Aftermath of disaster

 

January 31, 2002

 

            The rain didn't start until late and not so heavily as the weather people forecasted. I made my usual trip to the train station to write, and met Kelly there -- he on his way to his financial job in Manhattan.

            Years from now, he can tell his grandchildren about his surviving the World Trade Center attack -- although is tale is largely one of smoke and flight. It is an interesting facet of a largely boring existence, and he complains about having to interview bankers.

            "They are either boring or secretive," he tells me.

            He talked about some science fiction writer and some obscure reference to an invasion of Manchurian style of writing. Neither of us could make out what was meant.

            I'm still enraged at the City of Hoboken for its game of musical chairs. The newest law will make it impossible for a worker in this city to park. I suppose the city's parking authority never did have much respect for working people, little realizing how much we do towards making Hoboken bearable.

            The big news of the day, however, is whether or not the daily newspaper will survive. Caren, my editor, e-mailed me the AP account of its last days of negotiating. The 135-year old paper lost $4 million last year, and is seeking to get compromises from its unions. Editorial and clerical agreed, the truck drivers -- who are part of the Teamsters -- refused. The Teamsters are gearing up for a national negotiation and are unlikely to budge to save 11 jobs in Jersey City. If the Journal goes down, our lives here will change radically.

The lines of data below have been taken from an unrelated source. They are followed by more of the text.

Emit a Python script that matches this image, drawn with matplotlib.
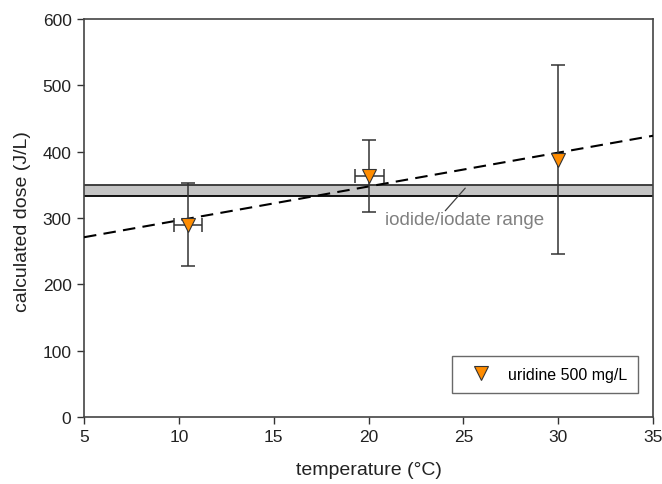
import matplotlib
matplotlib.use("Agg")
import matplotlib.pyplot as plt
import numpy as np

plt.rcParams['font.family'] = ['Liberation Sans', 'DejaVu Sans']

# data
temps = [10.5, 20.05, 30.0]
dose = [290, 363, 388]
dose_err = [63, 54, 142]
temp_err = [0.74, 0.77, 0.0]
fit_x = [5, 35]
fit_y = [271, 424]
band_low, band_high = 333, 350
xticks = [5, 10, 15, 20, 25, 30, 35]
yticks = [0, 100, 200, 300, 400, 500, 600]

fig = plt.figure(figsize=(6.62, 4.85), dpi=100)
ax = fig.add_axes([84/662, 1-418/485, (653-84)/662, (418-20)/485])

ax.axhspan(band_low, band_high, facecolor='#c4c4c4', edgecolor='none', zorder=1)
ax.axhline(band_low, color='black', lw=1.3, zorder=2)
ax.axhline(band_high, color='#333333', lw=1.3, zorder=2)

ax.plot(fit_x, fit_y, color='black', lw=1.5, dashes=(6, 3.5), zorder=3)

ax.errorbar(temps, dose, yerr=dose_err, xerr=temp_err, fmt='none',
            ecolor='#333333', elinewidth=1.1, capsize=5, capthick=1.1, zorder=4)
ax.plot(temps, dose, linestyle='none', marker='v', markersize=10.5,
        markerfacecolor='#ff8c00', markeredgecolor='#333333', markeredgewidth=0.8,
        zorder=5, label='uridine 500 mg/L')

# label with leader line
ax.text(20.85, 297, 'iodide/iodate range', color='#808080', fontsize=13.5,
        ha='left', va='center', zorder=6)
ax.annotate('', xy=(25.1, 345), xytext=(24.05, 311),
            arrowprops=dict(arrowstyle='-', color='#404040', lw=0.9,
                            shrinkA=0, shrinkB=0))

ax.set_xlim(5, 35)
ax.set_ylim(0, 600)
ax.set_xticks(xticks)
ax.set_yticks(yticks)
ax.tick_params(direction='out', length=5, width=1, colors='#333333',
               labelsize=12.5, labelcolor='#222222', pad=4)
for s in ax.spines.values():
    s.set_color('#444444')
    s.set_linewidth(1.2)

ax.set_xlabel('temperature (°C)', fontsize=14, color='#222222')
ax.set_ylabel('calculated dose (J/L)', fontsize=14, color='#222222')
ax.yaxis.set_label_coords(31/662, 1-222/485, transform=fig.transFigure)
ax.xaxis.set_label_coords(369/662, 1-462/485, transform=fig.transFigure)

leg = ax.legend(loc='lower right', bbox_to_anchor=(638/662, 1-394/485),
                bbox_transform=fig.transFigure, frameon=True, fancybox=False,
                fontsize=11.5, borderpad=0.7, handletextpad=0.55, borderaxespad=0,
                handlelength=2.25)
leg.get_frame().set_edgecolor('#444444')
leg.get_frame().set_linewidth(1.0)

fig.savefig('out.png', dpi=100)
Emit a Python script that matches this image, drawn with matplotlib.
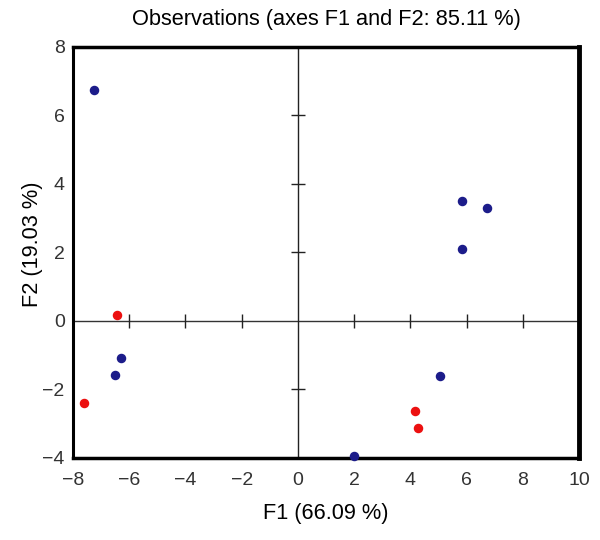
import matplotlib
matplotlib.use("Agg")
import matplotlib.pyplot as plt

# observation scores on F1 / F2
blue_f1 = [-7.24, 5.82, 6.71, 5.82, -6.28, -6.49, 5.07, 2.01]
blue_f2 = [6.74, 3.50, 3.30, 2.10, -1.08, -1.58, -1.61, -3.94]
red_f1 = [-6.42, -7.60, 4.18, 4.29]
red_f2 = [0.18, -2.39, -2.63, -3.12]

x_ticks = [-8, -6, -4, -2, 0, 2, 4, 6, 8, 10]
y_ticks = [-4, -2, 0, 2, 4, 6, 8]

title = "Observations (axes F1 and F2: 85.11 %)"
x_label = "F1 (66.09 %)"
y_label = "F2 (19.03 %)"

plt.rcParams['font.family'] = ['Liberation Sans', 'DejaVu Sans']

fig = plt.figure(figsize=(6, 5.4), dpi=100)
ax = fig.add_axes([0.1217, 0.1519, 0.8433, 0.7611])

ax.set_xlim(-8, 10)
ax.set_ylim(-4, 8)

# center axes through the origin
ax.axhline(0, color='#333333', lw=1.0, zorder=1)
ax.axvline(0, color='#222222', lw=1.0, zorder=1)
inner_x = [t for t in x_ticks if t not in (x_ticks[0], 0, x_ticks[-1])]
inner_y = [t for t in y_ticks if t not in (y_ticks[0], 0, y_ticks[-1])]
ax.plot(inner_x, [0] * len(inner_x), ls='none', marker='|', ms=10, mew=1.0, color='#222222', zorder=1)
ax.plot([0] * len(inner_y), inner_y, ls='none', marker='_', ms=10, mew=1.0, color='#222222', zorder=1)

ax.scatter(blue_f1, blue_f2, s=34, color='#1c1c8a', zorder=3, clip_on=False)
ax.scatter(red_f1, red_f2, s=34, color='#ec1010', zorder=3, clip_on=False)

ax.set_xticks(x_ticks)
ax.set_yticks(y_ticks)
ax.set_xticklabels([f"{t}".replace('-', '\u2212') for t in x_ticks])
ax.set_yticklabels([f"{t}".replace('-', '\u2212') for t in y_ticks])
ax.tick_params(axis='x', length=0, pad=10, labelsize=14, labelcolor='#333333')
ax.tick_params(axis='y', length=0, pad=6, labelsize=14, labelcolor='#333333')

for side, lw in [('left', 2.2), ('bottom', 2.5), ('top', 2.5), ('right', 3.5)]:
    ax.spines[side].set_linewidth(lw)
    ax.spines[side].set_color('black')

ax.set_title(title, fontsize=15.7, pad=16)
ax.set_xlabel(x_label, fontsize=15.7, labelpad=10)
ax.set_ylabel(y_label, fontsize=15.7)
ax.yaxis.set_label_coords(-0.06, 0.52)

fig.savefig("out.png", dpi=100)
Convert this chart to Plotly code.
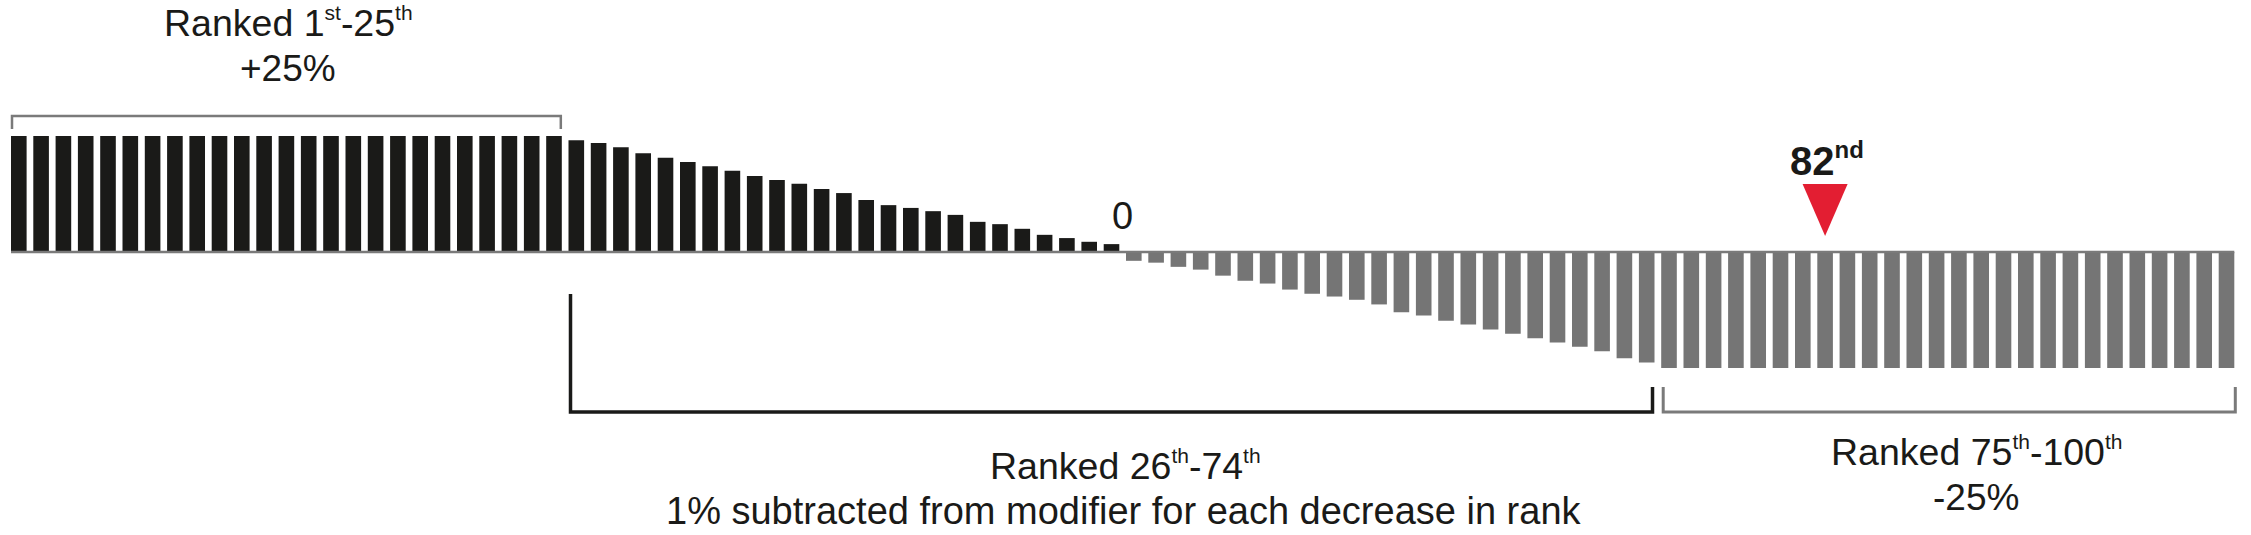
import plotly.graph_objects as go

# ---------------- data ----------------
ranks = list(range(1, 101))
modifier = [
    25, 25, 25, 25, 25, 25, 25, 25, 25, 25, 25, 25, 25, 25, 25, 25, 25, 25, 25, 25, 25, 25, 25, 25, 25,
    24.1, 23.5, 22.6, 21.3, 20.3, 19.4, 18.5, 17.5, 16.4, 15.5, 14.7, 13.6, 12.7, 11.2, 10.1,
    9.5, 8.8, 8.0, 6.5, 6.0, 5.0, 3.7, 3.0, 2.2, 1.7,
    -1.9, -2.3, -3.2, -3.8, -5.1, -6.2, -6.8, -8.1, -9.0, -9.6, -10.3, -11.3, -13.0, -13.7,
    -14.8, -15.6, -16.7, -17.6, -18.6, -19.5, -20.4, -21.4, -22.9, -23.8,
    -25, -25, -25, -25, -25, -25, -25, -25, -25, -25, -25, -25, -25,
    -25, -25, -25, -25, -25, -25, -25, -25, -25, -25, -25, -25, -25,
]
group_first = [1, 26, 75]
group_last = [25, 74, 100]
group_titles = [("Ranked 1", "st", "-25", "th"),
                ("Ranked 26", "th", "-74", "th"),
                ("Ranked 75", "th", "-100", "th")]
group_subtitles = ["+25%", "1% subtracted from modifier for each decrease in rank", "-25%"]
highlight_rank = 82
highlight_label = ("82", "nd")
zero_label = "0"

# ---------------- styling / layout constants ----------------
W, H = 2251, 535
PX_PER_RANK = 22.3
X_MIN = 1 - 18.8 / PX_PER_RANK
X_MAX = X_MIN + W / PX_PER_RANK
ZERO_PX = 252
PX_PER_PCT = 116 / 25
Y_MAX = ZERO_PX / PX_PER_PCT
Y_MIN = Y_MAX - H / PX_PER_PCT
HALF_BAR = 0.35

BLACK = "#1a1a18"
GREY = "#757575"
LINE_GREY = "#7a7a7a"
RED = "#e31e32"
FONT = "Liberation Sans, Arial, Helvetica, sans-serif"


def ypx(py):
    return (ZERO_PX - py) / PX_PER_PCT


def xpx(px):
    return X_MIN + px / PX_PER_RANK


def sup(s, size):
    return f"<sup><span style='font-size:{size}px'>{s}</span></sup>"


colors = [BLACK if v > 0 else GREY for v in modifier]

fig = go.Figure(go.Bar(x=ranks, y=modifier, marker=dict(color=colors, line=dict(width=0)),
                       hoverinfo="x+y"))

shapes = []
# baseline
shapes.append(dict(type="line", xref="x", yref="y", x0=ranks[0] - HALF_BAR, x1=ranks[-1] + HALF_BAR,
                   y0=0, y1=0, line=dict(color=LINE_GREY, width=2.5), layer="above"))

px1 = 1 / PX_PER_RANK
# top bracket (group 1)
a, b = group_first[0] - HALF_BAR + px1, group_last[0] + HALF_BAR - px1
shapes.append(dict(type="path", xref="x", yref="y",
                   path=f"M {a},{ypx(129)} V {ypx(116)} H {b} V {ypx(129)}",
                   line=dict(color=LINE_GREY, width=2.5)))
# middle bracket (group 2)
a, b = group_first[1] - HALF_BAR + 2 * px1, group_last[1] + HALF_BAR - 2 * px1
shapes.append(dict(type="path", xref="x", yref="y",
                   path=f"M {a},{ypx(294)} V {ypx(412)} H {b} V {ypx(387)}",
                   line=dict(color=BLACK, width=3.5)))
# right bracket (group 3)
a, b = group_first[2] - HALF_BAR + 2 * px1, group_last[2] + HALF_BAR + px1
shapes.append(dict(type="path", xref="x", yref="y",
                   path=f"M {a},{ypx(387)} V {ypx(412)} H {b} V {ypx(387)}",
                   line=dict(color=LINE_GREY, width=3)))
# red triangle marker
hw = 22.5 / PX_PER_RANK
shapes.append(dict(type="path", xref="x", yref="y",
                   path=f"M {highlight_rank - hw},{ypx(184)} L {highlight_rank + hw},{ypx(184)} "
                        f"L {highlight_rank},{ypx(236)} Z",
                   fillcolor=RED, line=dict(width=0)))

annotations = []


def add_text(text, cx, cy, size=37, bold=False, color=BLACK):
    if bold:
        text = f"<b>{text}</b>"
    annotations.append(dict(text=text, xref="x", yref="y", x=xpx(cx), y=ypx(cy),
                            xanchor="center", yanchor="middle", showarrow=False,
                            font=dict(family=FONT, size=size, color=color)))


def title_text(parts, sup_size=21):
    a1, s1, a2, s2 = parts
    return a1 + sup(s1, sup_size) + a2 + sup(s2, sup_size)


# group labels
add_text(title_text(group_titles[0]), 288, 22, size=37.5)
add_text(group_subtitles[0], 288, 68)
add_text(title_text(group_titles[1]), 1125, 465, size=37.5)
add_text(group_subtitles[1], 1124, 511, size=38)
add_text(title_text(group_titles[2]), 1976, 451, size=37.5)
add_text(group_subtitles[2], 1976, 497)
add_text(zero_label, 1122, 216, size=38)
add_text(highlight_label[0] + sup(highlight_label[1], 24), 1827, 159, size=40, bold=True)

fig.update_layout(
    width=W, height=H,
    margin=dict(l=0, r=0, t=0, b=0),
    paper_bgcolor="white", plot_bgcolor="white",
    showlegend=False,
    bargap=1 - 2 * HALF_BAR,
    xaxis=dict(range=[X_MIN, X_MAX], visible=False, fixedrange=True),
    yaxis=dict(range=[Y_MIN, Y_MAX], visible=False, fixedrange=True),
    shapes=shapes,
    annotations=annotations,
)

fig.write_html("out.html", config={"displayModeBar": False},
               post_script="document.body.style.margin='0';document.body.style.overflow='hidden';")
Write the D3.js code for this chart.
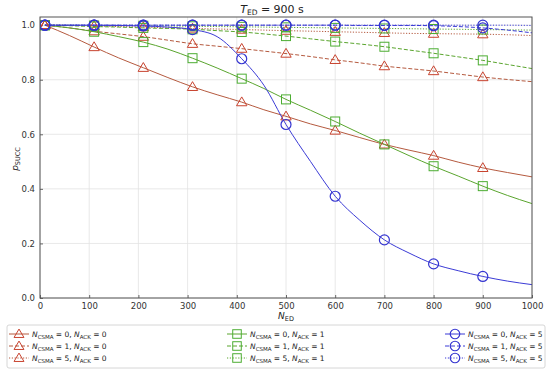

            Meanwhile, I still recover from the aftermath of my mother's death. In a year that saw the World Trade Center disaster, the death of a Beatle and my mother's passing, I feel overwhelmed by grief. How depressing the world seems when viewed from the end of life. In going over photographs of my family, I saw the great hope in the younger pictures that was not realized by the adults. It scares me to think whole lives pass without realizing their dreams, and how some people seem devoid of dreams altogether. What were my mother's ambitions? Did George Harrison find less significance in his life after the breakup of the Beatles? Did any of those working in the World Trade Center have secret desires cut short by the collapse of the buildings?

            I talked to Dottie and Ted last night. They were worried about me. I suppose they expected me to display the usual signs of mourning, when the ache I feel is deeper and hidden, causing pain at a level that fails to show on the surface. If I think too much about my relationship with my mother, about the failed opportunities, about the foolish things I did and said, I hurt. But at other times, life goes on without much thinking, and I seem cold about her dying, even to myself.

            In a strange way, the three disasters seem connected, part of some larger transition that I lack perspective to appreciate. If life has meaning in and of itself, if fate and God play roles in our lives as significantly as we are taught as children, then the events are connected, and I can expect the repercussions of them to hit me shortly.

            In the meantime, all I really want to do is take a walk in the rain, like I used to do when I needed to think about something sad. Maybe that's what I'll do.